Lula no inventó las transferencias monetarias condicionales: se limitó a expandir y a cambiar el nombre de un programa que heredó. Chávez no nacionalizó la industria petrolera; ello se hizo en 1976. Y Cristina y Néstor Kirchner eran peronistas, pero en su narrativa se borró de la historia el papel de su partido, que estaba en el poder cuando se llevó a cabo la mayor parte de los asesinatos de la “guerra sucia” de la década de los años setenta.
La verdad es que la mayoría de los países latinoamericanos manejaron mal el auge de los años setenta y, cuando la situación se revirtió, terminaron en la crisis de la deuda de la década de los ochenta. En un comienzo, todos manejaron mal esta crisis también. Los gobiernos de pronto se encontraron con ingresos muy inferiores a lo que esperaban al tiempo que los mercados no estuvieron dispuestos a prestarles la diferencia, por lo que terminaron emitiendo moneda, con lo cual se debilitaron los tipos de cambio y aumentó la inflación. A fin de evitar esto, optaron por otro callejón económico sin salida: el control cambiario y de precios.
A la larga, adoptaron una estrategia diferente a fines de los años ochenta: reestructuraron la deuda, eliminaron los controles financieros e impusieron la austeridad, elevaron los impuestos y redujeron el gasto para poder dejar de emitir moneda.
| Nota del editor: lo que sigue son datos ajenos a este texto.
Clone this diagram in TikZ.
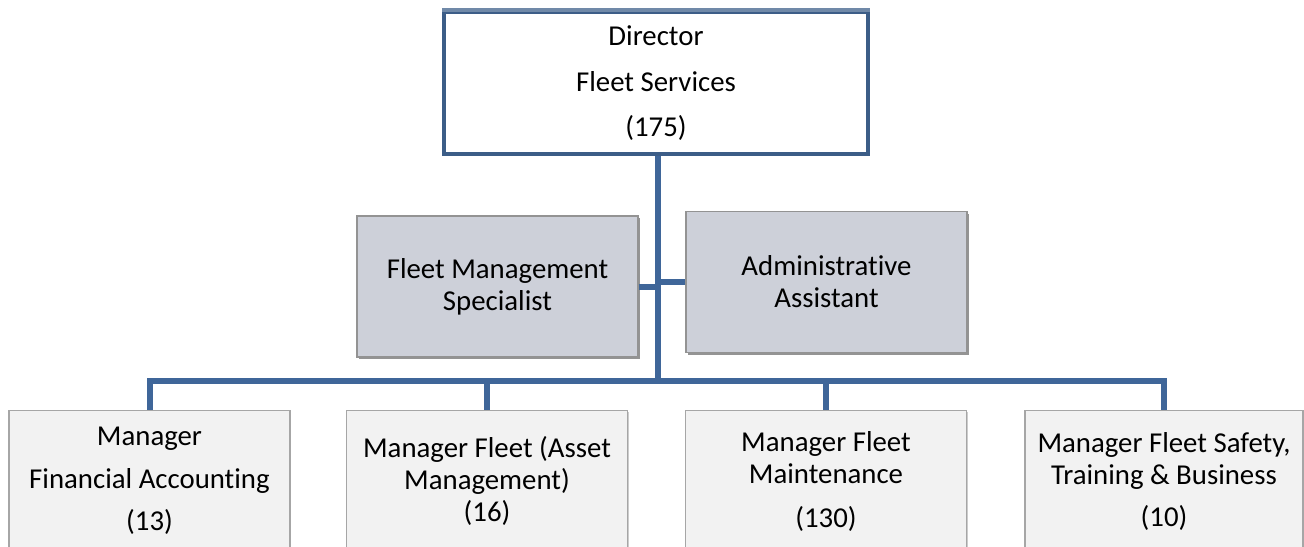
\documentclass[tikz,border=0pt]{standalone}
\usepackage{fontspec}
\setmainfont{Carlito}[Ligatures={NoCommon}]
\usetikzlibrary{shadows}
\definecolor{linkblue}{HTML}{3F6699}
\definecolor{headblue}{HTML}{3C5D87}
\definecolor{headtop}{HTML}{7089A8}
\definecolor{staffgray}{HTML}{CDD0D9}
\definecolor{mgrgray}{HTML}{F2F2F2}

\begin{document}
\begin{tikzpicture}[x=0.5pt, y=-0.5pt, every node/.style={rectangle, align=center,
						inner sep=0pt, font=\fontsize{14.4}{16}\selectfont},
			head/.style={draw=headblue, line width=2pt, fill=white, minimum width=212pt, minimum height=71pt},
			staff/.style={draw=gray!85, line width=0.6pt, fill=staffgray, minimum width=140.5pt, minimum height=70.5pt,
						drop shadow={shadow xshift=0.8pt, shadow yshift=-1.2pt, fill=black!60, opacity=0.7}},
			mgr/.style={draw=gray!70, line width=0.6pt, fill=mgrgray, minimum width=140.5pt, minimum height=70.5pt,
						drop shadow={shadow xshift=0.7pt, shadow yshift=-0.7pt, fill=black!40, opacity=0.5}},
			link/.style={draw=linkblue, line width=3pt}]
			\useasboundingbox (0,0) rectangle (1304,546);
			\clip (0,0) rectangle (1304,546);

			\node[head] (dir) at (656,83) {Director\\[7pt]Fleet Services\\[6.5pt](175)};
			\draw[headtop, line width=2pt] (dir.north west) -- (dir.north east);

			\node[staff] (fms) at (497.5,286.5) {Fleet Management\\Specialist};
			\node[staff] (asst) at (826.5,282) {Administrative\\Assistant};

			\node[mgr] (fin) at (149.5,481) {Manager\\[5.5pt]Financial Accounting\\[5pt](13)};
			\node[mgr] (asset) at (487,481) {Manager Fleet (Asset\\Management)\\(16)};
			\node[mgr] (maint) at (826,481) {Manager Fleet\\Maintenance\\[6pt](130)};
			\node[mgr, minimum width=139pt] (safety) at (1164,481) {Manager Fleet Safety,\\Training \& Business\\[5pt](10)};

			\coordinate (bus) at (658,381);
			\draw[link] (dir.south -| bus) -- (bus);
			\draw[link] (fms.east) -- (fms.east -| bus);
			\draw[link] (asst.west) -- (asst.west -| bus);
			\draw[link] (fin.north) |- (bus) -| (safety.north);
			\draw[link] (asset.north) -- (asset.north |- bus);
			\draw[link] (maint.north) -- (maint.north |- bus);
		\end{tikzpicture}
\end{document}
Y los ciudadanos terminaron por reelegir a presidentes como Carlos Menem de Argentina, Fernando Henrique Cardoso de Brasil y Alberto Fujimori de Perú, precisamente debido a que ellos lograron superar la crisis de la deuda, equilibrar el presupuesto y reducir la inflación.
Pero justo cuando se suponía que iban a cosechar los frutos de su ardua labor, la crisis asiática de julio de 1997 hizo que colapsaran los precios de los productos básicos, lo que obligó a Rusia a entrar en cesación de pagos en agosto de 1998 y esto cerró el acceso a los mercados de capital a todos los países emergentes debido al contagio financiero. A ello siguieron las crisis de Venezuela (1998), Brasil (1999) y Argentina (2001), y fue en este contexto que se dio la elección de Chávez, de Lula y de Kirchner.
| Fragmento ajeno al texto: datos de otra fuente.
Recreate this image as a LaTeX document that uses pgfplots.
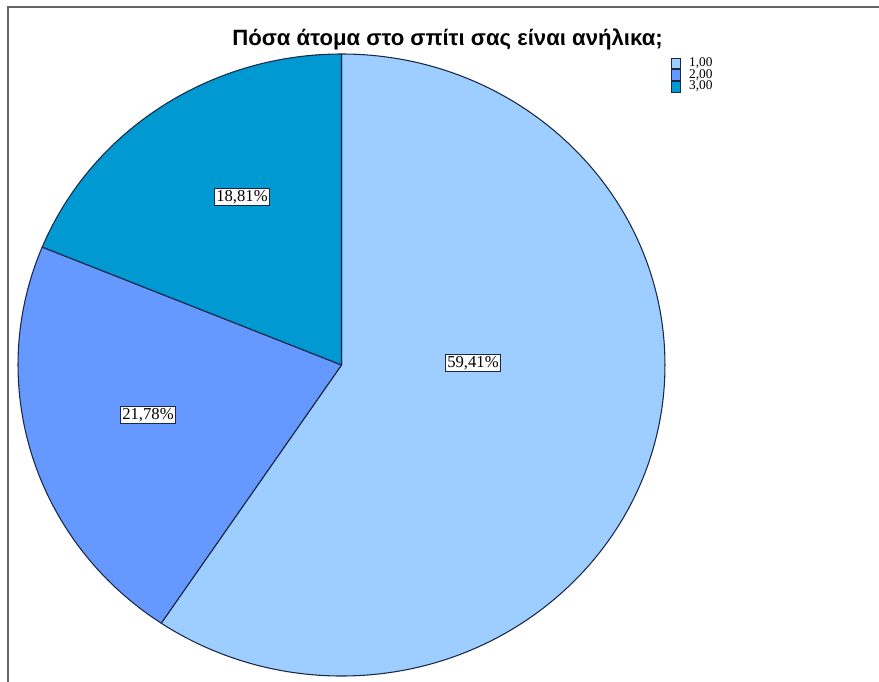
\documentclass[border=0pt]{standalone}
\usepackage{fontspec}
\setmainfont{Liberation Serif}
\newfontfamily\titlefont{Liberation Sans}
\usepackage{pgfplots}
\usepackage{pgfplotstable}
\pgfplotsset{compat=1.18}
\definecolor{cA}{RGB}{158,206,255}
\definecolor{cB}{RGB}{102,153,255}
\definecolor{cC}{RGB}{0,153,210}
\definecolor{edge}{RGB}{25,40,70}
\definecolor{frame}{RGB}{100,100,100}
\pgfplotstableread{
cat value
1 59.41
2 21.78
3 18.81
}\piedata
\begin{document}
\begin{tikzpicture}
\pgfplotstablegetelem{0}{value}\of\piedata \let\va\pgfplotsretval
\pgfplotstablegetelem{1}{value}\of\piedata \let\vb\pgfplotsretval
\pgfplotstablegetelem{2}{value}\of\piedata \let\vc\pgfplotsretval
\pgfmathsetmacro\aS{90}
\pgfmathsetmacro\aA{90-3.6*\va}
\pgfmathsetmacro\aB{\aA-3.6*\vb}
\pgfmathsetmacro\aC{\aB-3.6*\vc}
\begin{axis}[
  scale only axis, width=659.25pt, height=511.5pt,
  xmin=0, xmax=879, ymin=0, ymax=682, y dir=reverse,
  hide axis, clip=false,
  legend style={at={(axis cs:670.5,57.5)}, anchor=north west, draw=none, fill=none,
    font=\fontsize{10}{10.5}\selectfont, row sep=0pt, inner sep=0pt, outer sep=0pt,
    nodes={inner sep=0pt, text height=6.5pt, text depth=1.8pt},
    /tikz/every odd column/.append style={column sep=6.5pt}},
  legend cell align=left,
  legend image code/.code={\filldraw[#1] (-0.5pt,-4.1pt) rectangle (6.5pt,4.1pt);},
]
\addlegendimage{fill=cA, draw=edge, line width=0.5pt}
\addlegendentry{1,00}
\addlegendimage{fill=cB, draw=edge, line width=0.5pt}
\addlegendentry{2,00}
\addlegendimage{fill=cC, draw=edge, line width=0.5pt}
\addlegendentry{3,00}
\draw[frame, line width=1.2pt] (axis cs:8,682) -- (axis cs:8,7) -- (axis cs:879,7);
\filldraw[fill=cA, draw=edge, line width=0.8pt, line join=round] (axis cs:341.5,365) -- ++(\aS:242.6pt and 233.25pt) arc[start angle=\aS, end angle=\aA, x radius=242.6pt, y radius=233.25pt] -- cycle;
\filldraw[fill=cB, draw=edge, line width=0.8pt, line join=round] (axis cs:341.5,365) -- ++(\aA:242.6pt and 233.25pt) arc[start angle=\aA, end angle=\aB, x radius=242.6pt, y radius=233.25pt] -- cycle;
\filldraw[fill=cC, draw=edge, line width=0.8pt, line join=round] (axis cs:341.5,365) -- ++(\aB:242.6pt and 233.25pt) arc[start angle=\aB, end angle=\aC, x radius=242.6pt, y radius=233.25pt] -- cycle;
\node[anchor=base, font=\titlefont\bfseries\fontsize{16.6}{18}\selectfont] at (axis cs:447.5,45) {Πόσα άτομα στο σπίτι σας είναι ανήλικα;};
\tikzset{lbl/.style={draw=edge, fill=white, line width=0.6pt, inner sep=1.3pt, font=\fontsize{12.5}{13}\selectfont}}
\node[lbl] at (axis cs:473,363) {59,41\%};
\node[lbl] at (axis cs:148,415) {21,78\%};
\node[lbl] at (axis cs:242,197) {18,81\%};
\end{axis}
\pgfresetboundingbox
\path (current axis.south west) rectangle (current axis.north east);
\end{tikzpicture}
\end{document}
Y por esas cosas del destino, la situación tuvo un giro dramático en 2004: los precios de los commodities iniciaron el auge de mayor duración que hayan tenido –el superciclo– y se disparó la avidez de los inversores por la deuda de los mercados emergentes. Así, desapareció la necesidad de austeridad, ya que se podía incurrir en mayores gastos sin emitir moneda o sin que se agotaran las divisas. Sin embargo, la bonanza económica fue mal manejada, condujo a un despilfarro fiscal, y el fin del auge dejó las economías en recesión y a los ciudadanos con sus sueños rotos.
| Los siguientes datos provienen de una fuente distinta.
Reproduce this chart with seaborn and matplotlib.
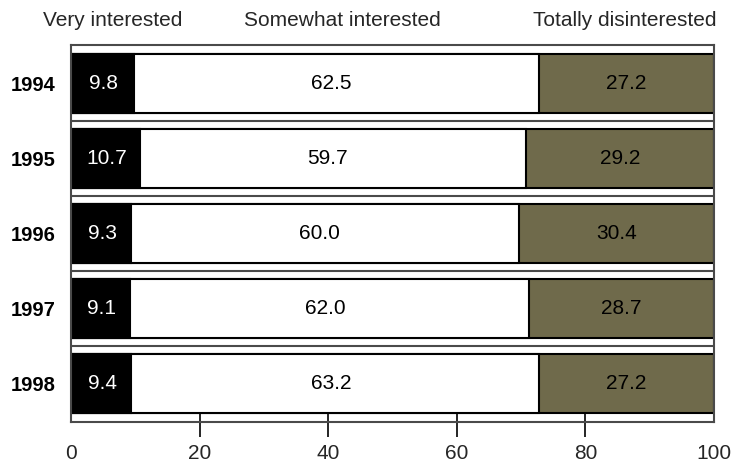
import matplotlib
matplotlib.use("Agg")
import matplotlib.pyplot as plt
import seaborn as sns
import pandas as pd
import numpy as np

years = ["1994", "1995", "1996", "1997", "1998"]
very = [9.8, 10.7, 9.3, 9.1, 9.4]
somewhat = [62.5, 59.7, 60.0, 62.0, 63.2]
totally = [27.2, 29.2, 30.4, 28.7, 27.2]
series_names = ["Very interested", "Somewhat interested", "Totally disinterested"]
xticks = [0, 20, 40, 60, 80, 100]

sns.set_theme(style="white")
plt.rcParams['font.family'] = ['Liberation Sans', 'DejaVu Sans']

df = pd.DataFrame({"year": years, "very": very, "somewhat": somewhat, "totally": totally})
df["cum1"] = df["very"]
df["cum2"] = 100.0 - df["totally"]
df["full"] = 100.0

fig = plt.figure(figsize=(7.31, 4.62), dpi=100)
ax = fig.add_axes([71/731, 40/462, (714-71)/731, (417-40)/462])

olive = "#6f6a4b"
common = dict(data=df, y="year", orient="h", width=0.79, edgecolor="black", linewidth=1.5, ax=ax)
sns.barplot(x="full", color=olive, saturation=1, **common)
sns.barplot(x="cum2", color="white", saturation=1, **common)
sns.barplot(x="cum1", color="black", saturation=1, **common)

# separators
for i in range(len(years) - 1):
    ax.axhline(i + 0.5, color="#4a4a4a", lw=1.5, zorder=0.5)

fs = 15
for i in range(len(years)):
    ax.text(very[i] / 2 + 0.2, i, f"{very[i]:.1f}", color="white", ha="center", va="center", fontsize=fs)
    ax.text(very[i] + somewhat[i] / 2 - 0.6, i, f"{somewhat[i]:.1f}", color="black", ha="center", va="center", fontsize=fs)
    ax.text(100 - totally[i] / 2, i, f"{totally[i]:.1f}", color="black", ha="center", va="center", fontsize=fs)

ax.set_xlim(0, 100)
ax.set_ylim(len(years) - 0.5 + 0.02, -0.5 - 0.02)
ax.set_xlabel("")
ax.set_ylabel("")
ax.set_xticks(xticks)
ax.set_xticklabels([str(t) for t in xticks], fontsize=15)
ax.tick_params(axis="x", direction="inout", length=21, width=1.2, color="black", pad=5, bottom=True)
ax.tick_params(axis="y", length=0, pad=11)
for lab in ax.get_yticklabels():
    lab.set_fontweight("bold")
    lab.set_fontsize(14.5)
    lab.set_color("black")
ticks = ax.xaxis.get_major_ticks()
ticks[0].tick1line.set_visible(False)
ticks[-1].tick1line.set_visible(False)

for s in ax.spines.values():
    s.set_visible(True)
    s.set_color("#4a4a4a")
    s.set_linewidth(1.5)

label_x = [113, 342, 625]
for name, lx in zip(series_names, label_x):
    fig.text(lx / 731, 1 - 21 / 462, name, ha="center", va="center", fontsize=15)

fig.savefig("out.png", dpi=100)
Argentina, Brasil y Venezuela se metieron en una situación sorprendentemente similar a la de fines de los años ochenta. En consecuencia, las soluciones también han de ser similares. Los ciudadanos apoyaron con entusiasmo el gasto extravagante durante el auge. Aplaudieron cuando Rafael Correa de Ecuador eliminó un fondo de estabilización del petróleo que había heredado y cuando Chávez, en lugar de reservar fondos para un periodo de vacas flacas, quintuplicó la deuda pública externa. Ahora, cuando se ha terminado la fiesta, quieren gobiernos más conservadores que estabilicen la economía y restauren la confianza del mercado que es necesaria para alentar la inversión privada.
Hasta que los ciudadanos aprendan lo que deben pedir a sus gobiernos, están condenados a que les disguste lo que terminan recibiendo. Desgraciadamente, las narrativas políticas que hoy dominan en América Latina no están contribuyendo al desarrollo de este proceso.